Meanwhile, Kohl’s net sales in the three months ended Aug. 1, dropped 23% to $3.21 billion year-on-year, but exceeded analysts’ estimates of $3.09 billion. The decline was due primarily to stores being open about 25% fewer days than last year and operating with limited hours. Digital sales increased 58% and made up 41% of net sales in the quarter, up from 20% last year.
On an adjusted basis, the company lost 25 cents per share in the second quarter, compared with the 83 cent loss expected by analysts.

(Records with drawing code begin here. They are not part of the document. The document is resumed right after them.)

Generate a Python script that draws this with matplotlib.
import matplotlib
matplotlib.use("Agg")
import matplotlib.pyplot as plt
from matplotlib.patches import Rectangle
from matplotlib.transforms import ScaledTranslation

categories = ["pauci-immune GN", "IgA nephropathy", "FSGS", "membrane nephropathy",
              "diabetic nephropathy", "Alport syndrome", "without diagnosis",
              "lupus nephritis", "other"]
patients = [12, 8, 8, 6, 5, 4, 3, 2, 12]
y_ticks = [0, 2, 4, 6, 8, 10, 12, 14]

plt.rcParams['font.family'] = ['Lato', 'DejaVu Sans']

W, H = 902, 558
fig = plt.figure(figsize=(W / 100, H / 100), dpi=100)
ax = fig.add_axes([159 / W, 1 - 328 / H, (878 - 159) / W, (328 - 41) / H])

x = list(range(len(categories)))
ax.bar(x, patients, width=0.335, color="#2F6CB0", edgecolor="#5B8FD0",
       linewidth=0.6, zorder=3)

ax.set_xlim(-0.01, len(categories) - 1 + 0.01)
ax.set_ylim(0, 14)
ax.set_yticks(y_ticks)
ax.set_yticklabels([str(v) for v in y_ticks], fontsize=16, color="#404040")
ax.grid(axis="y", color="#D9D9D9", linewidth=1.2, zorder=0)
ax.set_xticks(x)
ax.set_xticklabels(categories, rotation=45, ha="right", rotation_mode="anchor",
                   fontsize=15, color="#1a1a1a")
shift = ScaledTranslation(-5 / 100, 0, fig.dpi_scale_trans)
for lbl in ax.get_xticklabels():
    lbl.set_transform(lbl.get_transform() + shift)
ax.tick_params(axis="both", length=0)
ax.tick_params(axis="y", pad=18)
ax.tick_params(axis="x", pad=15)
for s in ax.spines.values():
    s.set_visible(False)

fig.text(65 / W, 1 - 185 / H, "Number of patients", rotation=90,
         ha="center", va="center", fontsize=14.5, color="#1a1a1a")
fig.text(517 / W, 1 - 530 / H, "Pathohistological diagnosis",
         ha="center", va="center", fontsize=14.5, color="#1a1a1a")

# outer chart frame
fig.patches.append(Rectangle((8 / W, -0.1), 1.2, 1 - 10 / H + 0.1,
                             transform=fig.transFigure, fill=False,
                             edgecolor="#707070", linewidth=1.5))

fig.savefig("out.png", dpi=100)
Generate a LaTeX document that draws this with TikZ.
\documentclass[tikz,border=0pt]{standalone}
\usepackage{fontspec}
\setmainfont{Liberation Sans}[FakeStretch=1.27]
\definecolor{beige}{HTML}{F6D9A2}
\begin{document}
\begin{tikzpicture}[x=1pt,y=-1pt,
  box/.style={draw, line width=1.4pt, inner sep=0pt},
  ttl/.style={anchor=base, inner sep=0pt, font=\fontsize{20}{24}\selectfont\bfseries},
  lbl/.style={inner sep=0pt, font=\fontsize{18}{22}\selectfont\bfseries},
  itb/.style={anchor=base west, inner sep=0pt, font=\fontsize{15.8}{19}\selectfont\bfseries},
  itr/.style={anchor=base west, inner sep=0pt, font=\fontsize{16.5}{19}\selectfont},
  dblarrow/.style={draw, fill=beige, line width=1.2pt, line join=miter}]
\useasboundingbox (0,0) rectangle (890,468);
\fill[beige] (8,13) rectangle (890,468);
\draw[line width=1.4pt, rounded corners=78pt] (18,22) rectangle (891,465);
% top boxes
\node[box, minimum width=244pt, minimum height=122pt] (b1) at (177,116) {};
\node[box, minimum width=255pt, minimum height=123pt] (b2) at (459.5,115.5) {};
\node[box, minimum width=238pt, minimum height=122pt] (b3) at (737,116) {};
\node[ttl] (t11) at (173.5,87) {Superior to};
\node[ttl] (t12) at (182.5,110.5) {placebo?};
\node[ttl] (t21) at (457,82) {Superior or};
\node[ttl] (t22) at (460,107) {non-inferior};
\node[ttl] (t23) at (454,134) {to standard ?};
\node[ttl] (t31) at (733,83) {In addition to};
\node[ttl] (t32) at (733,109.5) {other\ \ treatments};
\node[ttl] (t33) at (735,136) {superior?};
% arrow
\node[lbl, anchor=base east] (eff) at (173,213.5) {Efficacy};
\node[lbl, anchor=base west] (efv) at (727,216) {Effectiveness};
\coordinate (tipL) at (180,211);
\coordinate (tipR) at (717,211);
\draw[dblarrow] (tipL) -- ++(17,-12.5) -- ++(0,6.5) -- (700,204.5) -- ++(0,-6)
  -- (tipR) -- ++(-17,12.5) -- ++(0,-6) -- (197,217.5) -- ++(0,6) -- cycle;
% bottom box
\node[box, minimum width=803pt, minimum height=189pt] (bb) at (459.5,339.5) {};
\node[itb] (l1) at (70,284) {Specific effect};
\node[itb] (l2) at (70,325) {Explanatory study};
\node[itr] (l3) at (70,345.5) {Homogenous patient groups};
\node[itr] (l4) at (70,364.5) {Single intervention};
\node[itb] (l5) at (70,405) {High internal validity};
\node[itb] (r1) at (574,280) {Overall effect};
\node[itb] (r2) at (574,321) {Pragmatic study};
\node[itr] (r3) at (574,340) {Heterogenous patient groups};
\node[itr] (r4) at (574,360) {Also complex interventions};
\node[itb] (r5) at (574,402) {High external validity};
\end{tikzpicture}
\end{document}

“Our organization continues to navigate through a period of extraordinary change and uncertainty presented by the Covid-19 crisis. We reopened all of our stores with new safety and operating procedures, accelerated digital growth, and showed great discipline in managing inventory and expenses meaningfully lower,” Kohl’s CEO Michelle Gass said. “As we look ahead, we are planning for the crisis to continue to impact our business in the near-term.”

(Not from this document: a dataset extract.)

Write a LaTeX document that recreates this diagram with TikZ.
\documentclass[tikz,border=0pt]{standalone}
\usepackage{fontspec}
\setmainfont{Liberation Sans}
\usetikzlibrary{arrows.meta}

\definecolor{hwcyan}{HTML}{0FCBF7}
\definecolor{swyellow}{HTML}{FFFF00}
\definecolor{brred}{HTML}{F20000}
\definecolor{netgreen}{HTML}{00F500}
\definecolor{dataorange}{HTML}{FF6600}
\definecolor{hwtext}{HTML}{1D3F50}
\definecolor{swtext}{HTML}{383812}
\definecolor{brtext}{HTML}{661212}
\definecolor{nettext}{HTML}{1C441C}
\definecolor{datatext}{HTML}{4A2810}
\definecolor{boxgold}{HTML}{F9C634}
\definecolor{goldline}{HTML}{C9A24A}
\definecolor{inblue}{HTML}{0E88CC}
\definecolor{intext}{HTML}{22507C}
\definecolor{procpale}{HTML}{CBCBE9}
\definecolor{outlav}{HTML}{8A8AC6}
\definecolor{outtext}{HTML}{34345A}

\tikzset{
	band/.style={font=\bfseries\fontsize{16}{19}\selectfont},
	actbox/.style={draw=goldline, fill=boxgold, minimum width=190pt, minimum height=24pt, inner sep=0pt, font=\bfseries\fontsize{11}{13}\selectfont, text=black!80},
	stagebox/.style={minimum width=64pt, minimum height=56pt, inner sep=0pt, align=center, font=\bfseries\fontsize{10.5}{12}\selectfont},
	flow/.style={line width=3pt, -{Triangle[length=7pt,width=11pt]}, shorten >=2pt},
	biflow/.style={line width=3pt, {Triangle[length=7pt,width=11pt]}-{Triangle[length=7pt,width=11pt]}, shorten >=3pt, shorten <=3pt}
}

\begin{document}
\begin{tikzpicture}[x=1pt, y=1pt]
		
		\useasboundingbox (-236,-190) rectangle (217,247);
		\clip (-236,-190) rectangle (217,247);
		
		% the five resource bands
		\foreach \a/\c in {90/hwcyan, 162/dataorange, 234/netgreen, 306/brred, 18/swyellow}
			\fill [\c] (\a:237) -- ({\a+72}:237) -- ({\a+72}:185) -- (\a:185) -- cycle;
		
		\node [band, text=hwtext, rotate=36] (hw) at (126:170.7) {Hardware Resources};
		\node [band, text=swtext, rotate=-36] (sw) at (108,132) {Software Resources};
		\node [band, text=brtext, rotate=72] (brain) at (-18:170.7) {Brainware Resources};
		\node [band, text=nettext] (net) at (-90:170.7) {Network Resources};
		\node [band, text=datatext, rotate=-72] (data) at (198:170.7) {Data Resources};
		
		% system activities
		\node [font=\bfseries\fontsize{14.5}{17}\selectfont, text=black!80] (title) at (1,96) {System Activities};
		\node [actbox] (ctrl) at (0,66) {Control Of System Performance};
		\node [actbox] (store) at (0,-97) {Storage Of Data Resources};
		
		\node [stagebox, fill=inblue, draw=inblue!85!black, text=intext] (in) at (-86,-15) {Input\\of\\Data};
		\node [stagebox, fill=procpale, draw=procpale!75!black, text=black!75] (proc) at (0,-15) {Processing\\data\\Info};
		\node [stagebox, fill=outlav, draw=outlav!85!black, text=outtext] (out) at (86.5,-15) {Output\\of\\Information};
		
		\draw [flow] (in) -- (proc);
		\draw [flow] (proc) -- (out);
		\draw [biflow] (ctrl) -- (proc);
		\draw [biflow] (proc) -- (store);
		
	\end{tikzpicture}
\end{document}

Gass added that the department store chain is “well-positioned to capitalize on evolving customer behaviors and the retail industry disruption, which we believe will drive long-term growth and increased market share.”
The retailer, which operates more than 1,100 stores in 49 states said it strengthened its financial position ending the reported quarter with $2.4 billion in cash, up from $2 billion at the end of the first quarter.
Shares in Kohl’s have nosedived some 61% so far this year as the department store chain earlier this year was forced to shut its stores down to help contain the fast spread of the coronavirus pandemic. (See Kohl’s stock analysis on TipRanks)
Last month, UBS analyst Jay Sole downgraded the stock to Sell from Hold and lowered the price target to $14 (29% downside potential) from $17.50, saying that “the market does not fully appreciate how much Covid-19 will permanently disrupt the retail landscape.”
“Covid-19 is accelerating the shift to online shopping and UBS Evidence Lab data suggests the effect will persist after the pandemic ends,” Sole wrote in a note to investors. “To deliver steady long-term growth, we believe brands can no longer rely on malls or department stores to drive traffic. Brands have to generate their own audiences and become destinations.”
Sole added that “even if department stores are able to replace a large piece of lost brick-and-mortar sales with online revenue, we doubt this mix shift will help margins”.
Overall, Wall Street analysts are sidelined on the stock. The Hold analyst consensus shows 5 Holds, 2 Sells and 1 Buy. The $20.14 average price target indicates a mere 2.4% upside potential in the shares in the coming 12 months.